Avec les Dolomites, une sévère sélection s'impose, fouillées comme elles sont d'innombrables chemins aux cailloux blancs menant à des alpages paradisiaques ou à des refuges perdus. De la pléthore, extrayons la perle du Giau, prochainement civilisé, le Limo qui n'est pas près de l'être, et l'inoubliable traversée de l'Alpe de Siusi.

Autour des Dolomites, quelques durs os à ronger : Pennès, Vizze, Stalle, et les anciennes routes militaires flanquant le Brenner. Voilà pour le Nord. Au Sud, le Manghen et le Brocon. A l'Est le couple sauvage Razzo-Lavardet.
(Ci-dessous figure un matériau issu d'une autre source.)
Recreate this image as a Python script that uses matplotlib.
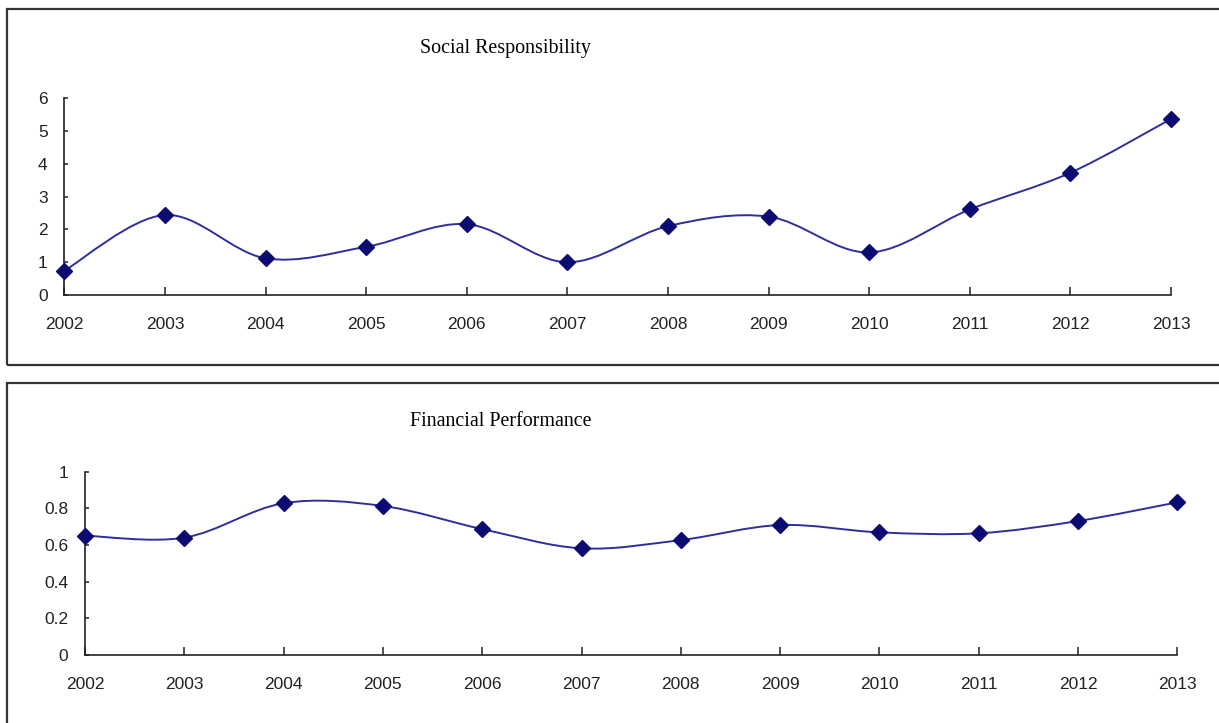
import matplotlib.pyplot as plt
from matplotlib.patches import Rectangle, PathPatch
from matplotlib.path import Path

years = [2002, 2003, 2004, 2005, 2006, 2007, 2008, 2009, 2010, 2011, 2012, 2013]
social = [0.74, 2.44, 1.12, 1.47, 2.16, 1.00, 2.10, 2.39, 1.30, 2.61, 3.73, 5.37]
financial = [0.651, 0.640, 0.828, 0.813, 0.687, 0.582, 0.627, 0.709, 0.669, 0.664, 0.731, 0.833]

social_ticks = [0, 1, 2, 3, 4, 5, 6]
social_labels = ["0", "1", "2", "3", "4", "5", "6"]
fin_ticks = [0, 0.2, 0.4, 0.6, 0.8, 1.0]
fin_labels = ["0", "0.2", "0.4", "0.6", "0.8", "1"]

LINE = "#2e2e9e"
MARK = "#0b0b72"
W, H = 1219, 723


# smooth line like the spreadsheet one: cubic bezier through every point
def smooth_path(x, y):
    n = len(x)
    verts = [(x[0], y[0])]
    codes = [Path.MOVETO]
    for i in range(n - 1):
        p = max(i - 1, 0)
        q = min(i + 2, n - 1)
        c1 = (x[i] + (x[i + 1] - x[p]) / 6, y[i] + (y[i + 1] - y[p]) / 6)
        c2 = (x[i + 1] - (x[q] - x[i]) / 6, y[i + 1] - (y[q] - y[i]) / 6)
        verts += [c1, c2, (x[i + 1], y[i + 1])]
        codes += [Path.CURVE4] * 3
    return Path(verts, codes)


def draw_panel(ax, values, ticks, labels):
    ax.add_patch(PathPatch(smooth_path(years, values), fill=False,
                           edgecolor=LINE, lw=1.4, clip_on=False))
    ax.plot(years, values, linestyle="none", marker="D", markersize=7.8,
            color=MARK, clip_on=False, zorder=3)

    ax.set_xlim(years[0], years[-1])
    ax.set_ylim(ticks[0], ticks[-1])
    ax.set_xticks(years)
    ax.set_xticklabels([str(y) for y in years])
    ax.set_yticks(ticks)
    ax.set_yticklabels(labels)

    for side in ["top", "right"]:
        ax.spines[side].set_visible(False)
    for side in ["left", "bottom"]:
        ax.spines[side].set_linewidth(1.2)
        ax.spines[side].set_color("#222222")

    ax.tick_params(axis="x", direction="in", length=5.5, width=1.1,
                   pad=15.5, labelsize=12.5, colors="#222222")
    ax.tick_params(axis="y", direction="in", length=3, width=1.1,
                   pad=12, labelsize=12.5, colors="#222222")
    for t in ax.get_xticklabels() + ax.get_yticklabels():
        t.set_fontfamily("Liberation Sans")


fig = plt.figure(figsize=(W / 100, H / 100), dpi=100)

# outer frames around each chart
fig.patches.append(Rectangle((7 / W, 1 - 365 / H), 1.2, (365 - 9) / H,
                             transform=fig.transFigure, fill=False,
                             edgecolor="#333333", lw=1.6))
fig.patches.append(Rectangle((7 / W, -0.2), 1.2, 0.2 + (1 - 383 / H),
                             transform=fig.transFigure, fill=False,
                             edgecolor="#333333", lw=1.6))

ax1 = fig.add_axes([64.3 / W, 1 - 295 / H, (1171 - 64.3) / W, (295 - 98.3) / H])
draw_panel(ax1, social, social_ticks, social_labels)

ax2 = fig.add_axes([85 / W, 1 - 655 / H, (1177.3 - 85) / W, (655 - 471.7) / H])
draw_panel(ax2, financial, fin_ticks, fin_labels)

fig.text(420 / W, 1 - 49 / H, "Social Responsibility", ha="left", va="center",
         fontsize=14.4, family="Liberation Serif")
fig.text(410 / W, 1 - 422 / H, "Financial Performance", ha="left", va="center",
         fontsize=14.4, family="Liberation Serif")

fig.savefig("out.png", dpi=100)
Les Alpes Juliennes, encore farouches et secrètes, ne méritent pas l'oubli où les confine leur éloignement car on peut s'y casser les dentures sur un Vrsic aussi dur à dompter qu'à prononcer, y découvrir la modeste mais étonnante Sella di Sompdogna, tressauter son grand saoul sur le ballast de la Sella Carnizza.

L'Autriche, c'est spécial : elle conserve amoureusement sur ses grands axes quelques tronçons témoins et qui témoignent bien. Leur pente effarante défiant toute logique cycliste surgit toujours dans l'euphorie d'une folle plongée ou alors dans l'agonie d'une rampe à 18 % minimum. On vous fait grâce des blasphèmes qui échappent alors au "cyclo" pas forcément maso, ni bien élevé dont on se paye ainsi la tête. Ce folklore mis à part, l'Autriche possède sa juste part de possibles routes plus ou moins laissées pour compte : Pillerhöhe, Hahnntenjoch, Ehrwalderalm, Hochalmsattel, routes forestières d'Obersteinberg et de Berwang, toutes au Tyrol, Furkajoch au Vorarlberg, Sölkerpass et Klippitztörl en Styrie... J'en passe !

Car pour être un peu longue, cette liste n'en est pas moins très loin d'être, comme on dit, exhaustive, tant sont nombreux les vides qui restent à combler. Vous n'êtes pas maso ? Allons, tous les vrais "cyclos" le sont plus ou moins du seul fait qu'ils payent de leurs peines des joies que d'autres semblent s'offrir sans aucun effort. Mais s'agit-il bien des mêmes joies ? Là est toute la question, et la poser, c'est déjà y répondre.